Algo resulta inquietante
Nuestra crisis no responde tanto al paro como al trabajo sin recorrido, sin expectativas ni mejora
Las fracturas sociales se originan en pequeñas grietas que crecen y se agrandan hasta arruinar las democracias. A veces son consecuencia de grandes choques sistémicos, de fallas gigantes que chocan entre sí; otras, en cambio, se producen a causa de las distintas dinámicas presentes en la sociedad. La tecnología tiene, por ejemplo, algo de radical y acumulativo: ese sería el caso de la obsolescencia programada de determinados trabajos y sectores económicos. Nuestra referencia más inmediata es el crac del 29, seguido de una larga década depresiva que culminó en una guerra mundial. Se desvanecieron fortunas, cayeron aristocracias y se arruinaron familias enteras. El desempleo fue uno de sus signos inequívocos. Hoy no. No del mismo modo, desde luego. Aunque España siga su propio camino –los motivos de nuestro alto paro estructural son otros–, países centrales como Estados Unidos o Alemania se encuentran en máximos históricos de empleo, lo cual no ha evitado las turbulencias políticas ni ha acallado los temores de las clases medias. Y en parte es así porque, si la crisis del 29 se tradujo en desempleo, la del 2008 ha supuesto la generalización del empleo basura y de los salarios bajos. Y un gradual empobrecimiento colectivo. Nuestra crisis no responde tanto al paro como al trabajo sin recorrido, sin expectativas ni mejora. Tecnología y globalización son dos de los factores que explican esta deflación. Cabe suponer que no son los únicos: envejecimiento, apalancamiento, disolventes morales de las virtudes burguesas…

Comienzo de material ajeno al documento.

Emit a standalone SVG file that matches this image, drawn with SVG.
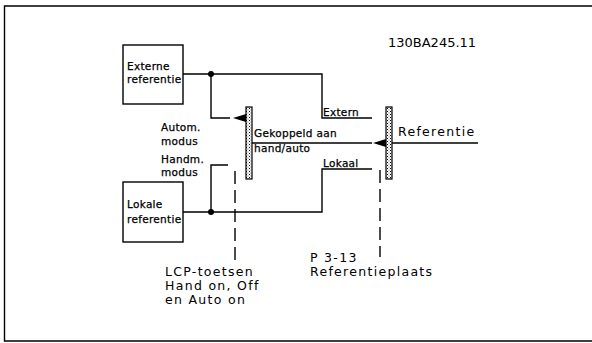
<svg xmlns="http://www.w3.org/2000/svg" width="592" height="343" viewBox="0 0 592 343">
<defs>
<style>
.ln{fill:none;stroke:#000;stroke-width:1.4}
.dash{fill:none;stroke:#000;stroke-width:1.4;stroke-dasharray:13,6}
.box{fill:#fff;stroke:#000;stroke-width:1.4}
.lbl{font-family:"DejaVu Sans",sans-serif;font-size:10.5px;letter-spacing:0.3px;fill:#000;stroke:#000;stroke-width:0.25}
.big{font-family:"DejaVu Sans",sans-serif;font-size:12.5px;letter-spacing:1.3px;fill:#000}
.code{font-family:"DejaVu Sans",sans-serif;font-size:13px;fill:#000}
.bar{fill:url(#dots);stroke:#000;stroke-width:1.2}
</style>
<pattern id="dots" width="3" height="3" patternUnits="userSpaceOnUse">
<rect width="3" height="3" fill="#fff"/>
<rect x="0" y="0" width="1" height="1" fill="#000"/>
<rect x="1.5" y="1.5" width="1" height="1" fill="#666"/>
</pattern>
</defs>
<path class="ln" d="M592,6 H4.5 V341 H592"/>
<text class="code" x="388" y="47">130BA245.11</text>
<g id="connectors">
<path class="ln" d="M183,74 H322 V118 H372"/>
<path class="ln" d="M211,74 V118 H230"/>
<polygon points="233,118 246,114 246,122" fill="#000"/>
<path class="ln" d="M183,212 H322 V169 H372"/>
<path class="ln" d="M211,212 V165 H228"/>
<path class="ln" d="M252,143 H372"/>
<polygon points="373,143 386,139 386,147" fill="#000"/>
<path class="ln" d="M392,143 H478"/>
<circle cx="211" cy="74" r="3" fill="#000"/>
<circle cx="211" cy="212" r="3" fill="#000"/>
<path class="dash" d="M235,171 V262"/>
<path class="dash" d="M380,170 V257"/>
</g>
<g id="externe">
<rect class="box" x="123" y="45" width="60" height="59"/>
<text class="lbl" x="127" y="70">Externe</text>
<text class="lbl" x="127" y="83">referentie</text>
</g>
<g id="lokale">
<rect class="box" x="123" y="182" width="60" height="60"/>
<text class="lbl" x="127" y="208">Lokale</text>
<text class="lbl" x="127" y="223">referentie</text>
</g>
<g id="switch1">
<rect class="bar" x="246" y="107" width="6" height="72"/>
<text class="lbl" x="254" y="137">Gekoppeld aan</text>
<text class="lbl" x="254" y="152">hand/auto</text>
</g>
<g id="switch2">
<rect class="bar" x="386" y="107" width="6" height="72"/>
<text class="big" x="398" y="136">Referentie</text>
</g>
<g id="labels">
<text class="lbl" x="161" y="131">Autom.</text>
<text class="lbl" x="161" y="145">modus</text>
<text class="lbl" x="161" y="163">Handm.</text>
<text class="lbl" x="161" y="176">modus</text>
<text class="lbl" x="323" y="116">Extern</text>
<text class="lbl" x="323" y="167">Lokaal</text>
<text class="big" x="165" y="276">LCP-toetsen</text>
<text class="big" x="165" y="290">Hand on, Off</text>
<text class="big" x="165" y="304">en Auto on</text>
<text class="big" x="310" y="262">P 3-13</text>
<text class="big" x="310" y="276">Referentieplaats</text>
</g>
</svg>
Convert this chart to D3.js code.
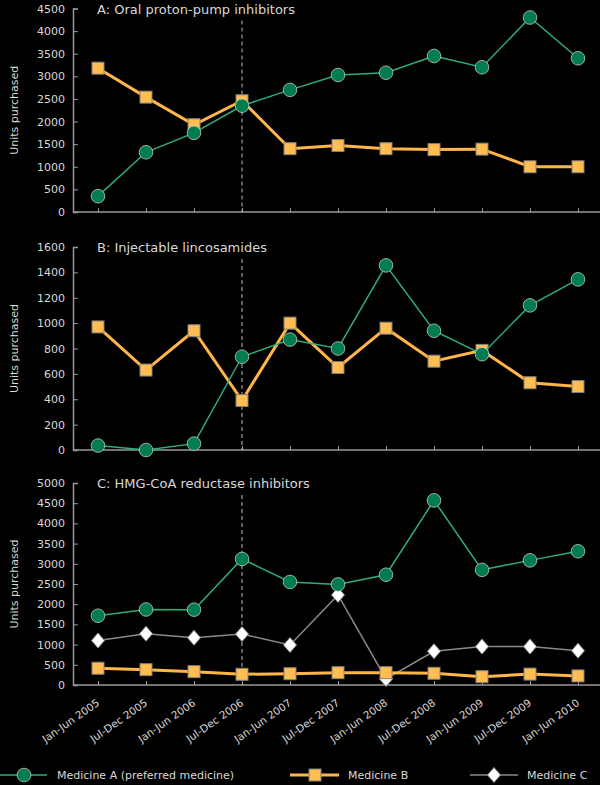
<!DOCTYPE html>
<html>
<head>
<meta charset="utf-8">
<script src="https://cdn.jsdelivr.net/npm/d3@7"></script>
<style>
  html, body { margin: 0; padding: 0; background: #000; }
  svg { display: block; }
  text { font-family: "DejaVu Sans", sans-serif; fill: #d8d8d8; }
</style>
</head>
<body>
<svg id="chart"></svg>
<script>
const periods = ["Jan-Jun 2005", "Jul-Dec 2005", "Jan-Jun 2006", "Jul-Dec 2006", "Jan-Jun 2007",
  "Jul-Dec 2007", "Jan-Jun 2008", "Jul-Dec 2008", "Jan-Jun 2009", "Jul-Dec 2009", "Jan-Jun 2010"];

// A: Oral proton-pump inhibitors
const ppiA = [350, 1320, 1750, 2350, 2700, 3030, 3080, 3450, 3200, 4300, 3400];
const ppiB = [3180, 2540, 1930, 2460, 1400, 1470, 1400, 1380, 1390, 1000, 1000];

// B: Injectable lincosamides
const lincA = [35, 0, 50, 735, 870, 800, 1455, 940, 755, 1140, 1345];
const lincB = [970, 630, 940, 390, 1000, 650, 960, 700, 785, 530, 500];

// C: HMG-CoA reductase inhibitors
const hmgA = [1715, 1870, 1865, 3120, 2550, 2490, 2730, 4570, 2850, 3085, 3310];
const hmgB = [415, 380, 330, 265, 280, 305, 305, 290, 205, 270, 225];
const hmgC = [1100, 1270, 1170, 1260, 990, 2230, 150, 835, 950, 950, 850];

const switchPeriod = "Jul-Dec 2006";

const legendLabels = ["Medicine A (preferred medicine)", "Medicine B", "Medicine C"];

const width = 600, height = 785;
const svg = d3.select("#chart").attr("width", width).attr("height", height);

const x = d3.scalePoint().domain(periods).range([98, 578]);
const axisLeft = 73, axisRight = 600;

const styles = {
  A: { line: "#2fae78", lw: 1.5, marker: "circle" },
  B: { line: "#ffb648", lw: 3, marker: "square" },
  C: { line: "#8a8a8a", lw: 1.5, marker: "diamond" }
};

const panels = [
  { title: "A: Oral proton-pump inhibitors", top: 8.5, bottom: 212, max: 4500, step: 500,
    series: [["B", ppiB], ["A", ppiA]] },
  { title: "B: Injectable lincosamides", top: 247, bottom: 450, max: 1600, step: 200,
    series: [["B", lincB], ["A", lincA]] },
  { title: "C: HMG-CoA reductase inhibitors", top: 483, bottom: 685, max: 5000, step: 500,
    series: [["C", hmgC], ["B", hmgB], ["A", hmgA]] }
];

function drawMarker(g, kind, cx, cy) {
  if (kind === "circle") {
    g.append("circle").attr("cx", cx).attr("cy", cy).attr("r", 6.8)
      .attr("fill", "#007d4e").attr("stroke", "#c8c8c8").attr("stroke-width", 0.8);
  } else if (kind === "square") {
    g.append("rect").attr("x", cx - 6).attr("y", cy - 6).attr("width", 12).attr("height", 12)
      .attr("fill", "#ffbd52").attr("stroke", "#808080").attr("stroke-width", 1);
  } else {
    g.append("path")
      .attr("d", `M${cx},${cy - 7.5}L${cx + 6.5},${cy}L${cx},${cy + 7.5}L${cx - 6.5},${cy}Z`)
      .attr("fill", "#fff").attr("stroke", "#888").attr("stroke-width", 1);
  }
}

panels.forEach((p, pi) => {
  const y = d3.scaleLinear().domain([0, p.max]).range([p.bottom, p.top]);
  const g = svg.append("g");

  // y axis
  const yAxis = d3.axisLeft(y).tickValues(d3.range(0, p.max + 1, p.step))
    .tickSize(-5).tickPadding(8).tickFormat(d3.format("d"));
  const ya = g.append("g").attr("transform", `translate(${axisLeft},0)`).call(yAxis);
  ya.select(".domain").attr("stroke", "#999").attr("stroke-width", 1.5);
  ya.selectAll(".tick line").attr("stroke", "#999");
  ya.selectAll(".tick text").attr("fill", "#d0d0d0").style("font-size", "11px")
    .attr("font-family", "DejaVu Sans, sans-serif");

  // x axis
  const xAxis = d3.axisBottom(x).tickSize(-4).tickFormat(pi === 2 ? null : "");
  const xa = g.append("g").attr("transform", `translate(0,${p.bottom})`).call(xAxis);
  xa.select(".domain").remove();
  xa.append("line").attr("x1", axisLeft).attr("x2", axisRight).attr("stroke", "#999").attr("stroke-width", 1.5);
  xa.selectAll(".tick line").attr("stroke", "#999");
  if (pi === 2) {
    xa.selectAll(".tick text")
      .attr("fill", "#d0d0d0").style("font-size", "10.5px")
      .attr("font-family", "DejaVu Sans, sans-serif")
      .attr("text-anchor", "end")
      .attr("transform", "translate(-2,14) rotate(-35)")
      .attr("dy", "0.35em");
  }

  // y label
  g.append("text")
    .attr("transform", `translate(18,${(p.top + p.bottom) / 2}) rotate(-90)`)
    .attr("text-anchor", "middle").style("font-size", "11px")
    .text("Units purchased");

  // title
  g.append("text").attr("x", 97).attr("y", p.top + 5).style("font-size", "13px")
    .attr("fill", "#e0e0e0")
    .text(p.title);

  // dashed reference line
  g.append("line")
    .attr("x1", x(switchPeriod)).attr("x2", x(switchPeriod))
    .attr("y1", p.top + 12).attr("y2", p.bottom)
    .attr("stroke", "#bbb").attr("stroke-width", 1).attr("stroke-dasharray", "4,3");

  // series
  p.series.forEach(([key, vals]) => {
    const st = styles[key];
    const line = d3.line().x((d, i) => x(periods[i])).y(d => y(d));
    g.append("path").datum(vals).attr("d", line)
      .attr("fill", "none").attr("stroke", st.line).attr("stroke-width", st.lw);
    const mg = g.append("g");
    vals.forEach((v, i) => drawMarker(mg, st.marker, x(periods[i]), y(v)));
  });
});

// legend
const legendX = [[0, 47, 24, 57], [290, 339, 315, 348], [470, 518, 494, 527]];
["A", "B", "C"].forEach((key, i) => {
  const st = styles[key];
  const [x1, x2, mx, tx] = legendX[i];
  const ly = 775;
  svg.append("line").attr("x1", x1).attr("x2", x2).attr("y1", ly).attr("y2", ly)
    .attr("stroke", st.line).attr("stroke-width", st.lw);
  drawMarker(svg, st.marker, mx, ly);
  svg.append("text").attr("x", tx).attr("y", ly).attr("dy", "0.35em")
    .style("font-size", "11px").text(legendLabels[i]);
});
</script>
</body>
</html>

Una deflación, por cierto, que se une a tres claros procesos inflacionarios que socavan desde abajo los cimientos de las clases medias: vivienda –sobre todo la vivienda en las geografías de éxito-, educación y salud. Las tres –como el can Cerbero de la recuperación– afectan especialmente a las familias jóvenes, que se ven obligadas a invertir ingentes cantidades de sus recursos en unos conceptos que antes –durante el medio siglo dorado de la posguerra– formaron parte del ADN básico del bienestar. Casas y alquileres cada vez más caros; educación privatizada –aunque sea vía extraescolares o acudiendo a la concertada–, frente a las deficiencias de la pública, y sanidad privada –especialmente costosa en otros países, más que en España.
Alto endeudamiento, salarios bajos e inflación en el consumo básico y no en el IPC global, suponen el verdadero rostro de una crisis que no termina de marcharse, ni siquiera donde la economía lleva una década de expansión. “Algo va mal”, tituló Tony Judt, uno de sus últimos libros. Algo resulta inquietante, podemos decir hoy.